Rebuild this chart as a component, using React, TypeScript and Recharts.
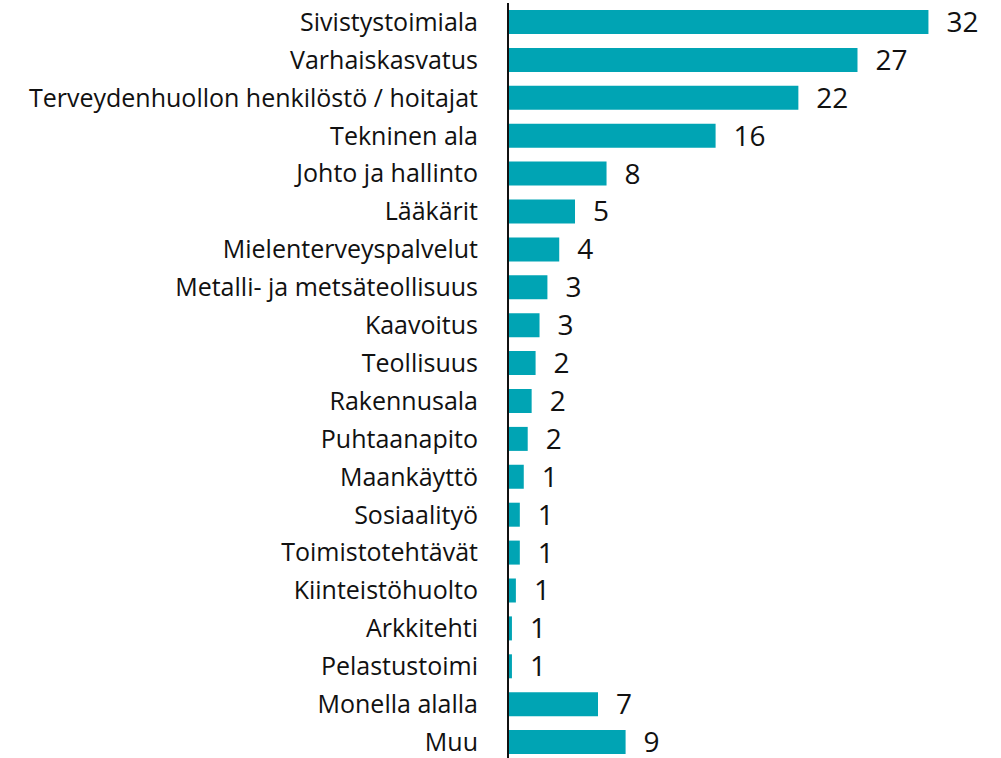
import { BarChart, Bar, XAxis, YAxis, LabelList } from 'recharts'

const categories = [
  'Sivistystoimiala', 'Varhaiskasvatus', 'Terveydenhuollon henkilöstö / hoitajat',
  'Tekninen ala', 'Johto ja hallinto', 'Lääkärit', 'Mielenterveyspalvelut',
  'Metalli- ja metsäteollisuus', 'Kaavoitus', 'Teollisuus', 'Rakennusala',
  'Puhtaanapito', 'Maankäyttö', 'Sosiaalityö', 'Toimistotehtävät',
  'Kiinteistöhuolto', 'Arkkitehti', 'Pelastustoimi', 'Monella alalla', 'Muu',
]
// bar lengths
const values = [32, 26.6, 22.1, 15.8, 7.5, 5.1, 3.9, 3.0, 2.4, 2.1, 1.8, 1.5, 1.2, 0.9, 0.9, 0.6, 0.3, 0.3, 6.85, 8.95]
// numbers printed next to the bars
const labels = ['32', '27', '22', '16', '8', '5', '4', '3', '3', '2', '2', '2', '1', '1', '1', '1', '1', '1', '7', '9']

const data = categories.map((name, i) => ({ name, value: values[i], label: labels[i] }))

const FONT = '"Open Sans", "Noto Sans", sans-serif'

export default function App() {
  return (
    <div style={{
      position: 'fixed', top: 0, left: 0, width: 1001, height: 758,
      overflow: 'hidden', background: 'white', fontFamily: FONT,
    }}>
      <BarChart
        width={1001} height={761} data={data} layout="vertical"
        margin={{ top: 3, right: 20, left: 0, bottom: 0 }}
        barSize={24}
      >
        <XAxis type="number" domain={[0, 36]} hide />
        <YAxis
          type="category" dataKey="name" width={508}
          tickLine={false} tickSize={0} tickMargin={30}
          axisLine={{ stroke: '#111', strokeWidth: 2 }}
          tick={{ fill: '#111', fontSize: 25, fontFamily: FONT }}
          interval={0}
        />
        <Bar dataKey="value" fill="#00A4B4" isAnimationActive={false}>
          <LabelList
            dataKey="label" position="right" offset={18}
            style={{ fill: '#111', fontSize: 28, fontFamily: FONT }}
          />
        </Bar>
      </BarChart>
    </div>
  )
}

________________________

• **What the task requires**:
Skip every picture and transcribe the data above exactly.

• **Exercise solution**:
Rebuild this chart as a component, using React, TypeScript and Recharts.
import { BarChart, Bar, XAxis, YAxis, LabelList } from 'recharts'

const categories = [
  'Sivistystoimiala', 'Varhaiskasvatus', 'Terveydenhuollon henkilöstö / hoitajat',
  'Tekninen ala', 'Johto ja hallinto', 'Lääkärit', 'Mielenterveyspalvelut',
  'Metalli- ja metsäteollisuus', 'Kaavoitus', 'Teollisuus', 'Rakennusala',
  'Puhtaanapito', 'Maankäyttö', 'Sosiaalityö', 'Toimistotehtävät',
  'Kiinteistöhuolto', 'Arkkitehti', 'Pelastustoimi', 'Monella alalla', 'Muu',
]
// bar lengths
const values = [32, 26.6, 22.1, 15.8, 7.5, 5.1, 3.9, 3.0, 2.4, 2.1, 1.8, 1.5, 1.2, 0.9, 0.9, 0.6, 0.3, 0.3, 6.85, 8.95]
// numbers printed next to the bars
const labels = ['32', '27', '22', '16', '8', '5', '4', '3', '3', '2', '2', '2', '1', '1', '1', '1', '1', '1', '7', '9']

const data = categories.map((name, i) => ({ name, value: values[i], label: labels[i] }))

const FONT = '"Open Sans", "Noto Sans", sans-serif'

export default function App() {
  return (
    <div style={{
      position: 'fixed', top: 0, left: 0, width: 1001, height: 758,
      overflow: 'hidden', background: 'white', fontFamily: FONT,
    }}>
      <BarChart
        width={1001} height={761} data={data} layout="vertical"
        margin={{ top: 3, right: 20, left: 0, bottom: 0 }}
        barSize={24}
      >
        <XAxis type="number" domain={[0, 36]} hide />
        <YAxis
          type="category" dataKey="name" width={508}
          tickLine={false} tickSize={0} tickMargin={30}
          axisLine={{ stroke: '#111', strokeWidth: 2 }}
          tick={{ fill: '#111', fontSize: 25, fontFamily: FONT }}
          interval={0}
        />
        <Bar dataKey="value" fill="#00A4B4" isAnimationActive={false}>
          <LabelList
            dataKey="label" position="right" offset={18}
            style={{ fill: '#111', fontSize: 28, fontFamily: FONT }}
          />
        </Bar>
      </BarChart>
    </div>
  )
}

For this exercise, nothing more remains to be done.